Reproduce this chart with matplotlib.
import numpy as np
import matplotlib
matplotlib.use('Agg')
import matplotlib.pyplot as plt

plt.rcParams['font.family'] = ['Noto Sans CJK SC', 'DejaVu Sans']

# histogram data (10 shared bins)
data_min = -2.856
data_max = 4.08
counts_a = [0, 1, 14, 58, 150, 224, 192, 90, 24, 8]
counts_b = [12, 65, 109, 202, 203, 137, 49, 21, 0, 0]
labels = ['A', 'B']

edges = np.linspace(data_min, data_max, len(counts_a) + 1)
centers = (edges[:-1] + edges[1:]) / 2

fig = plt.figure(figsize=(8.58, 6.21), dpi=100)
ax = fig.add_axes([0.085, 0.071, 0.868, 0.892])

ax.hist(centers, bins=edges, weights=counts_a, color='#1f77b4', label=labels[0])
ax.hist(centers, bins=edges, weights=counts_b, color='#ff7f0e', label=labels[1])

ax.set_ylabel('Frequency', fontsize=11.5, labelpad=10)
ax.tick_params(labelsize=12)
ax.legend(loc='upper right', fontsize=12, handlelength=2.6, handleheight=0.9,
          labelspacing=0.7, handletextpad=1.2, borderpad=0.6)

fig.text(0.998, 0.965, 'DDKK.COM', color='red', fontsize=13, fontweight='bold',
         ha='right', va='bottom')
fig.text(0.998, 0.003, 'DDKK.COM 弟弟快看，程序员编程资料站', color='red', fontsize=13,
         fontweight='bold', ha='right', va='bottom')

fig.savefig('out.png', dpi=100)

====

__Exercise directions__.
Exactly as written, please reproduce the lines from the first line of the data to the line containing "plt.rcParams['font.family'] = ['Noto", inclusive, and nothing else.

__Answer to this exercise__.
Reproduce this chart with matplotlib.
import numpy as np
import matplotlib
matplotlib.use('Agg')
import matplotlib.pyplot as plt

plt.rcParams['font.family'] = ['Noto Sans CJK SC', 'DejaVu Sans']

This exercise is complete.